The largest city in each 10x10 degree latitude/longitude box

[doersino]

Right angles with regard to the latitude-longitude coordinate system, but not with regard to the surface of the earth. Recall that all meridians intersect at the poles.

[colanderman]

@tantalor is technically correct; meridians and parallels intersect at right angles, even with respect to the (idealized) surface of the earth. Proof sketch: if the angles involved in a crossing were not all 90°, then either the crossing would not be symmetric about the meridian (it is), or one or both lines must have a sharp "kink" (i.e., have a non-smooth first derivative) at the intersection (neither does).

However, parallels, while smooth, are not straight, they "curl" toward the nearest pole (i.e., non-zero second derivative, relative to the earth's surface). This accounts for the non-"rectangular" shape of quadrangles and can be replicated on a 2D plane.

[tantalor]

Yes with regard to the surface of the earth.

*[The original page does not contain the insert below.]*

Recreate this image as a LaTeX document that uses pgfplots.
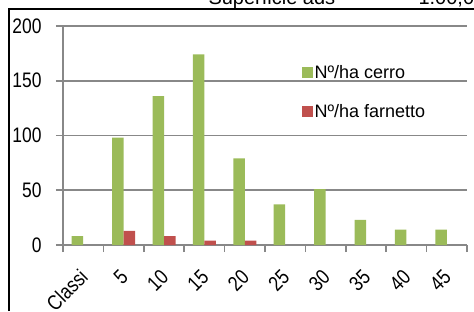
\documentclass[border=0pt]{standalone}
\usepackage{fontspec}
\setmainfont{Liberation Sans}
\newfontfamily\tickfont[FakeStretch=0.83]{Liberation Sans}
\usepackage{pgfplots}
\pgfplotsset{compat=1.18}
\definecolor{cerro}{HTML}{9BBB59}
\definecolor{farn}{HTML}{C0504D}
\definecolor{axgray}{HTML}{888888}
\pgfplotsset{sqleg/.style={legend image code/.code={\fill[##1] (0pt,-5.5pt) rectangle (11pt,5.5pt);}}}
\begin{document}
\begin{tikzpicture}[x=1pt,y=1pt]
\begin{axis}[
  at={(63pt,66pt)}, anchor=south west,
  scale only axis, width=404pt, height=219pt,
  xmin=-0.5, xmax=9.5, ymin=0, ymax=200,
  ybar=0pt, bar width=11.5pt,
  axis x line*=bottom, axis y line*=left,
  axis line style={draw=axgray, line width=1.6pt, -},
  ytick={0,50,...,200},
  ymajorgrids, grid style={draw=axgray, line width=1.6pt},
  tick align=outside, major tick length=7pt, minor tick length=7pt,
  tick style={draw=axgray, line width=1.6pt},
  xtick={0,...,9},
  xticklabels={Classi,5,10,15,20,25,30,35,40,45},
  major x tick style={draw=none},
  minor xtick={-0.5,0.5,...,9.5},
  /pgf/number format/assume math mode=true,
  yticklabel style={font=\tickfont\fontsize{21}{21}\selectfont, xshift=-11pt},
  xticklabel style={font=\tickfont\fontsize{21}{21}\selectfont, xshift=3pt, yshift=-19pt, rotate=45, anchor=east},
  legend style={at={(rel axis cs:0.59,0.83)}, anchor=north west, draw=none, fill=none,
    font=\fontsize{18}{18}\selectfont, row sep=20pt, inner sep=0pt,
    /tikz/every even column/.append style={column sep=4pt}},
  legend cell align=left,
]
\addplot[fill=cerro, draw=none, sqleg]
  coordinates {(0,8) (1,98) (2,136) (3,174) (4,79) (5,37) (6,51) (7,23) (8,14) (9,14)};
\addlegendentry{Nº/ha cerro}
\addplot[fill=farn, draw=none, sqleg]
  coordinates {(1,13) (2,8) (3,4) (4,4)};
\addlegendentry{Nº/ha farnetto}
\end{axis}
\node[anchor=base west, font=\fontsize{20}{20}\selectfont] at (205,306) {Superficie ads};
\node[anchor=base west, font=\fontsize{20}{20}\selectfont] at (415,306) {1.00,00};
\draw[line width=2.3pt] (9,0) -- (9,302) -- (474,302);
\pgfresetboundingbox
\useasboundingbox (0,0) rectangle (474,311);
\end{tikzpicture}
\end{document}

Take the lines tangent to the meridian & parallel at the point of intersection. Observe these lines are perpendicular. Hence the meridian & parallel meet at a right angle.

[doersino]

You’re right, I apologize for my smartass answer.

[simonh]

What about the ‘boxes’ where the top edge is, er, the point at one of the poles?

[tantalor]

Yeah not the pole of course, but you can cut them off at at ±89.999 degrees and it still works.

[kgwgk]

> Recall that all meridians intersect at the poles.

How is that relevant regarding “Parallels and meridians always meet at 90 degrees“?